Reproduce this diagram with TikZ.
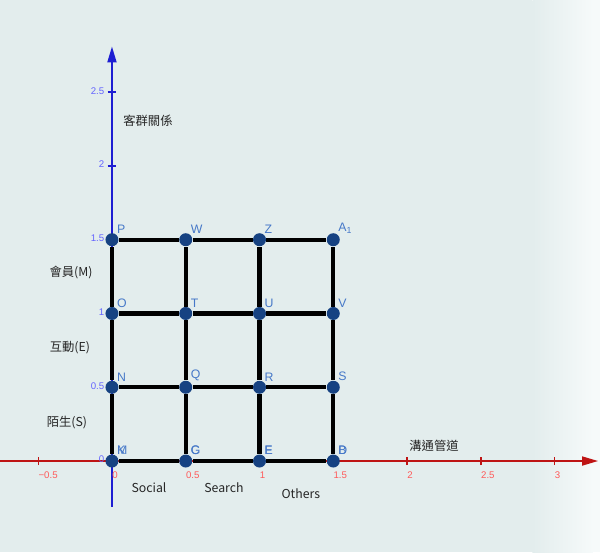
\documentclass[tikz,border=0pt]{standalone}
\usepackage{fontspec}
\setmainfont{Liberation Sans}
\newfontfamily\cjk{Noto Sans CJK TC}
\usetikzlibrary{arrows.meta}
\definecolor{ggbg}{RGB}{227,237,237}
\definecolor{ggfade}{RGB}{246,250,250}
\definecolor{ptblue}{RGB}{22,66,130}
\definecolor{lblblue}{RGB}{70,120,200}
\definecolor{yaxis}{RGB}{30,30,210}
\definecolor{xaxis}{RGB}{190,20,20}
\definecolor{xtick}{RGB}{255,90,90}
\definecolor{ytick}{RGB}{100,100,255}
\tikzstyle{gpoint}=[circle, fill=ptblue, inner sep=0pt, minimum size=0.26cm]
\tikzstyle{gridline}=[line width=2.3pt, black]
\tikzstyle{ptlabel}=[text=lblblue, font=\fontsize{7}{8}\selectfont, inner sep=0pt, anchor=south west]
\tikzstyle{xlab}=[text=xtick, font=\fontsize{5.5}{6}\selectfont, inner sep=0pt, anchor=north west]
\tikzstyle{ylab}=[text=ytick, font=\fontsize{5.5}{6}\selectfont, inner sep=0pt, anchor=east]
\tikzstyle{caption}=[font=\cjk\fontsize{7}{8}\selectfont, text=black!85, inner sep=0pt]
\newcommand{\gpt}{\node[gpoint]}

\begin{document}
\begin{tikzpicture}[x=2.95cm,y=2.95cm]
\fill[ggbg] (-0.759,-0.617) rectangle (2.85,3.125);
\shade[left color=ggbg, right color=ggfade] (2.85,-0.617) rectangle (3.26,3.125);
\fill[ggfade] (3.26,-0.617) rectangle (3.308,3.125);
\useasboundingbox (-0.759,-0.617) rectangle (3.308,3.125);
% axes
\coordinate (xs) at (-0.759,0);
\coordinate (xe) at (3.295,0);
\coordinate (ys) at (0,-0.31);
\coordinate (ye) at (0,2.81);
\draw[xaxis, line width=0.9pt, -{Triangle[length=0.32cm,width=0.18cm]}] (xs) -- (xe);
\draw[yaxis, line width=1.1pt, -{Triangle[length=0.32cm,width=0.18cm]}] (ys) -- (ye);
\foreach \x/\t in {-0.5/−0.5, 0/0, 0.5/0.5, 1/1, 1.5/1.5, 2/2, 2.5/2.5, 3/3}{
	\draw[xaxis, line width=0.8pt] (\x,-0.027) -- (\x,0.027);
	\node[xlab] (xl\t) at ([yshift=-0.2cm]\x,0) {\t};
	}
\foreach \y in {0, 0.5, 1, 1.5, 2, 2.5}{
	\draw[yaxis, line width=0.8pt] (-0.03,\y) -- (0.03,\y);
	\node[ylab] (yl\y) at (-0.05,\y+0.01) {\y};
	}
% grid of points
\foreach \i in {0,...,3}{
	\foreach \j in {0,...,3}{
		\gpt (p\i\j) at (\i/2,\j/2){};
		}
	}
\foreach \i in {0,...,3}{
	\draw[gridline] (p\i0)--(p\i1)--(p\i2)--(p\i3);
	\draw[gridline] (p0\i)--(p1\i)--(p2\i)--(p3\i);
	}
\foreach \n/\t in {p03/P, p13/W, p23/Z, p33/A\textsubscript{1}, p02/O, p12/T, p22/U, p32/V,
	p01/N, p11/Q, p21/R, p31/S, p00/\rlap{K}M, p10/\rlap{C}G, p20/\rlap{F}E, p30/\rlap{D}B}{
	\node[ptlabel] (l\n) at ([yshift=0.02cm]\n.north east) {\t};
	}
% captions
\node[caption] (rel) at (0.244,2.305) {客群關係};
\node[caption] (mem) at (-0.278,1.275) {會員(M)};
\node[caption] (int) at (-0.285,0.766) {互動(E)};
\node[caption] (str) at (-0.305,0.258) {陌生(S)};
\node[caption] (chan) at (2.183,0.102) {溝通管道};
\node[caption] (soc) at (0.251,-0.183) {Social};
\node[caption] (sea) at (0.759,-0.183) {Search};
\node[caption] (oth) at (1.28,-0.224) {Others};
\end{tikzpicture}
\end{document}
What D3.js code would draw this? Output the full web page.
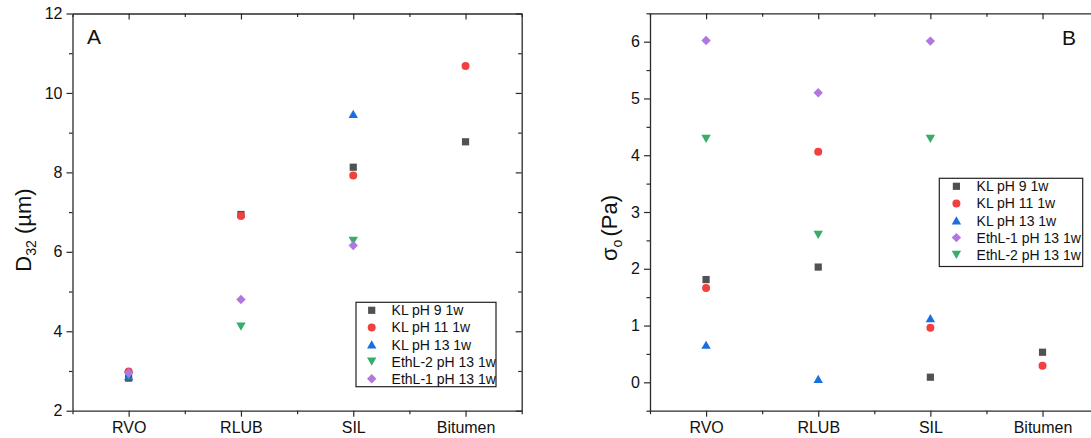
<!DOCTYPE html>
<html><head><meta charset="utf-8">
<script src="https://cdn.jsdelivr.net/npm/d3@7"></script>
<style>body{margin:0;background:#fff}svg{display:block;font-family:Arial,"Liberation Sans",sans-serif}</style>
</head><body><svg id="c" width="1091" height="438"></svg>
<script>
const categories = ["RVO","RLUB","SIL","Bitumen"];
// Panel A: D32 (µm)
const kl9A   = [2.82, 6.94, 8.13, 8.77];
const kl11A  = [2.99, 6.90, 7.92, 10.68];
const kl13A  = [2.87, null, 9.47, null];
const ethl2A = [2.90, 4.12, 6.28, null];
const ethl1A = [2.95, 4.80, 6.16, null];
// Panel B: sigma_o (Pa)
const kl9B   = [1.81, 2.03, 0.09, 0.53];
const kl11B  = [1.66, 4.06, 0.96, 0.29];
const kl13B  = [0.66, 0.06, 1.13, null];
const ethl1B = [6.02, 5.10, 6.01, null];
const ethl2B = [4.29, 2.60, 4.29, null];
const yTicksA = [2,4,6,8,10,12];
const yTicksB = [0,1,2,3,4,5,6];

const svg = d3.select("#c");
const FONT = "Arial, 'Liberation Sans', sans-serif";
const colors = {kl9:"#515151", kl11:"#F14040", kl13:"#1A6FDF", ethl1:"#B177DE", ethl2:"#37AD6B"};
const shapes = {kl9:"square", kl11:"circle", kl13:"up", ethl1:"diamond", ethl2:"down"};
const labels = {kl9:"KL pH 9 1w", kl11:"KL pH 11 1w", kl13:"KL pH 13 1w", ethl1:"EthL-1 pH 13 1w", ethl2:"EthL-2 pH 13 1w"};

function marker(g, key, x, y){
  const c = colors[key], s = shapes[key];
  if (s==="square") g.append("rect").attr("x",x-3.6).attr("y",y-3.6).attr("width",7.2).attr("height",7.2).attr("fill",c);
  else if (s==="circle") g.append("circle").attr("cx",x).attr("cy",y).attr("r",4).attr("fill",c);
  else if (s==="up") g.append("path").attr("d",`M${x},${y-4.2}L${x+4.7},${y+4}L${x-4.7},${y+4}Z`).attr("fill",c);
  else if (s==="down") g.append("path").attr("d",`M${x},${y+4.2}L${x+4.7},${y-4}L${x-4.7},${y-4}Z`).attr("fill",c);
  else g.append("path").attr("d",`M${x},${y-4.7}L${x+4.7},${y}L${x},${y+4.7}L${x-4.7},${y}Z`).attr("fill",c);
}

function panel(opts){
  const {x0,x1,y0,y1,ydom,yTicks,yMinor,series,legend,letter,ylabel} = opts;
  const x = d3.scaleLinear().domain([-0.5,3.5]).range([x0,x1]);
  const y = d3.scaleLinear().domain(ydom).range([y1,y0]);
  const g = svg.append("g");
  const col = "#2a2a2a";
  const style = sel => { sel.selectAll("path.domain").attr("stroke",col).attr("stroke-width",1.3);
    sel.selectAll(".tick line").attr("stroke",col).attr("stroke-width",1.2);
    sel.selectAll(".tick text").attr("font-size",16).attr("fill","#111").attr("font-family",FONT); };
  const majX = [0,1,2,3], minX = [-0.5,0.5,1.5,2.5,3.5];
  // bottom
  g.append("g").attr("transform",`translate(0,${y1})`).call(d3.axisBottom(x).tickValues(majX).tickFormat(i=>categories[i]).tickSize(6).tickPadding(5).tickSizeOuter(0)).call(style);
  g.append("g").attr("transform",`translate(0,${y1})`).call(d3.axisBottom(x).tickValues(minX).tickFormat("").tickSize(3.5).tickSizeOuter(0)).call(style).select(".domain").remove();
  // top
  g.append("g").attr("transform",`translate(0,${y0})`).call(d3.axisTop(x).tickValues(majX).tickFormat("").tickSize(-6).tickSizeOuter(0)).call(style);
  g.append("g").attr("transform",`translate(0,${y0})`).call(d3.axisTop(x).tickValues(minX).tickFormat("").tickSize(-3.5).tickSizeOuter(0)).call(style).select(".domain").remove();
  // left
  g.append("g").attr("transform",`translate(${x0},0)`).call(d3.axisLeft(y).tickValues(yTicks).tickFormat(d3.format("d")).tickSize(6).tickPadding(4).tickSizeOuter(0)).call(style);
  g.append("g").attr("transform",`translate(${x0},0)`).call(d3.axisLeft(y).tickValues(yMinor).tickFormat("").tickSize(3.5).tickSizeOuter(0)).call(style).select(".domain").remove();
  // right
  g.append("g").attr("transform",`translate(${x1},0)`).call(d3.axisRight(y).tickValues(yTicks).tickFormat("").tickSize(-6).tickSizeOuter(0)).call(style);
  g.append("g").attr("transform",`translate(${x1},0)`).call(d3.axisRight(y).tickValues(yMinor).tickFormat("").tickSize(-3.5).tickSizeOuter(0)).call(style).select(".domain").remove();

  const pts = g.append("g");
  series.forEach(([key,vals]) => vals.forEach((v,i) => { if (v!=null) marker(pts,key,x(i),y(v)); }));

  // legend
  const L = legend;
  g.append("rect").attr("x",L.x).attr("y",L.y).attr("width",L.w).attr("height",L.h).attr("fill","#fff").attr("stroke","#222").attr("stroke-width",1.2);
  L.keys.forEach((k,i) => {
    const ry = L.y + 8 + i*17.1;
    marker(g,k,L.sx,ry);
    g.append("text").attr("x",L.tx).attr("y",ry).attr("dy","0.36em").attr("font-size",14).attr("font-family",FONT).attr("fill","#111").text(labels[k]);
  });
  g.append("text").attr("x",letter.x).attr("y",letter.y).attr("font-size",21).attr("font-family",FONT).attr("fill","#111").text(letter.t);
  const yl = g.append("text").attr("transform",`translate(${ylabel.x},${ylabel.y}) rotate(-90)`).attr("text-anchor","middle").attr("font-size",22).attr("font-family",FONT).attr("fill","#111");
  ylabel.build(yl);
}

panel({x0:72.5, x1:521.7, y0:13.5, y1:410.7, ydom:[2,12], yTicks:yTicksA, yMinor:[3,5,7,9,11],
  series:[["kl9",kl9A],["kl11",kl11A],["kl13",kl13A],["ethl2",ethl2A],["ethl1",ethl1A]],
  legend:{x:356,y:302.3,w:140,h:84.4,sx:371.7,tx:391.6,keys:["kl9","kl11","kl13","ethl2","ethl1"]},
  letter:{x:87,y:43.5,t:"A"},
  ylabel:{x:31,y:230,build:t=>{t.append("tspan").text("D");t.append("tspan").attr("font-size",14).attr("dy",5).text("32");t.append("tspan").attr("dy",-5).text(" (µm)");}}
});
panel({x0:650, x1:1098.6, y0:13.3, y1:410.7, ydom:[-0.5,6.5], yTicks:yTicksB, yMinor:[-0.5,0.5,1.5,2.5,3.5,4.5,5.5,6.5],
  series:[["kl9",kl9B],["kl11",kl11B],["kl13",kl13B],["ethl2",ethl2B],["ethl1",ethl1B]],
  legend:{x:939.3,y:178.3,w:143.4,h:88.2,sx:956.4,tx:976.6,keys:["kl9","kl11","kl13","ethl1","ethl2"]},
  letter:{x:1062,y:45,t:"B"},
  ylabel:{x:617,y:228,build:t=>{t.append("tspan").text("σ");t.append("tspan").attr("font-size",14).attr("dy",5).text("o");t.append("tspan").attr("dy",-5).attr("dx",3).text("(Pa)");}}
});
</script></body></html>
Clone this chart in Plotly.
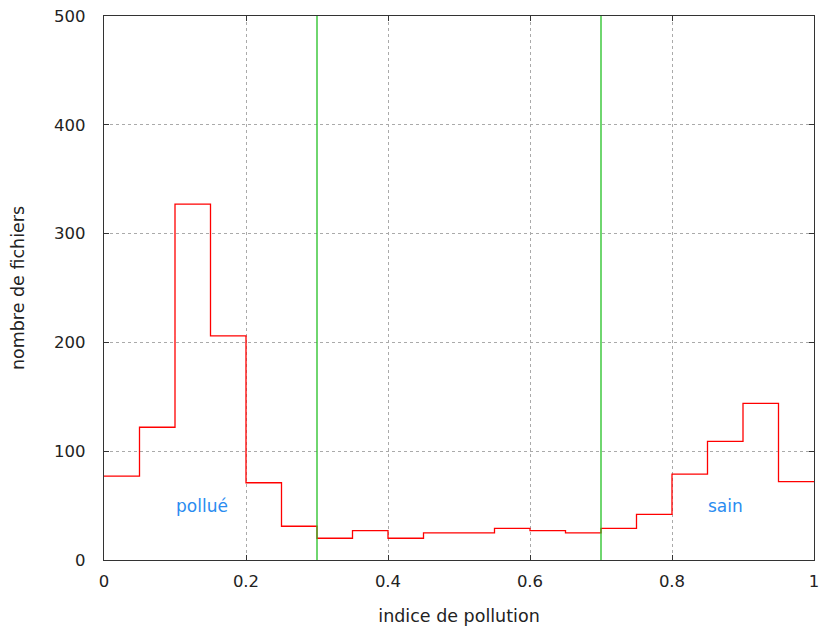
import plotly.graph_objects as go

bin_edges = [0.0, 0.05, 0.1, 0.15, 0.2, 0.25, 0.3, 0.35, 0.4, 0.45, 0.5,
             0.55, 0.6, 0.65, 0.7, 0.75, 0.8, 0.85, 0.9, 0.95, 1.0]
counts = [77, 122, 327, 206, 71, 31, 20, 27, 20, 25,
          25, 29, 27, 25, 29, 42, 79, 109, 144, 72]
thresholds = [0.3, 0.7]
labels = [("pollué", 0.138, 50), ("sain", 0.875, 50)]
x_ticks = [0, 0.2, 0.4, 0.6, 0.8, 1]
x_tick_text = ["0", "0.2", "0.4", "0.6", "0.8", "1"]
y_ticks = [0, 100, 200, 300, 400, 500]

font = "DejaVu Sans"
txt_color = "#222222"

fig = go.Figure()
fig.add_trace(go.Scatter(
    x=bin_edges, y=counts + [counts[-1]],
    mode="lines", line=dict(color="#ff0000", width=1.3, shape="hv"),
    showlegend=False, hoverinfo="skip", cliponaxis=False))

for t in thresholds:
    fig.add_shape(type="line", x0=t, x1=t, y0=0, y1=1, xref="x", yref="paper",
                  line=dict(color="#22c022", width=1.3))

for txt, xv, yv in labels:
    fig.add_annotation(x=xv, y=yv, text=txt, showarrow=False,
                       font=dict(family=font, size=17, color="#2a8cf0"))

axis_common = dict(
    showline=True, linecolor="#333333", linewidth=1.3, mirror="ticks",
    ticks="inside", ticklen=5, tickcolor="#333333",
    showgrid=True, gridcolor="#aaaaaa", griddash="dot", gridwidth=1,
    zeroline=False, automargin=False,
    tickfont=dict(family=font, size=16.5, color=txt_color),
)

fig.update_xaxes(range=[0, 1], tickvals=x_ticks, ticktext=x_tick_text,
                 ticklabelstandoff=6,
                 title=dict(text="indice de pollution", standoff=19,
                            font=dict(family=font, size=17.5, color=txt_color)),
                 **axis_common)
fig.update_yaxes(range=[0, 500], tickvals=y_ticks,
                 ticklabelstandoff=14,
                 title=dict(text="nombre de fichiers", standoff=24,
                            font=dict(family=font, size=17.5, color=txt_color)),
                 **axis_common)

fig.update_layout(
    width=821, height=633,
    margin=dict(l=104, r=7, t=16, b=73),
    plot_bgcolor="white", paper_bgcolor="white",
    font=dict(family=font),
)

fig.write_html("out.html", config={"displayModeBar": False},
               post_script="document.body.style.margin='0';")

### Aim
Scan the listing above. Collect all lines with the word "this".

### Task result
Reproduce this diagram with TikZ.
What D3.js code would draw this? Output the full web page.
Clone this chart in Plotly.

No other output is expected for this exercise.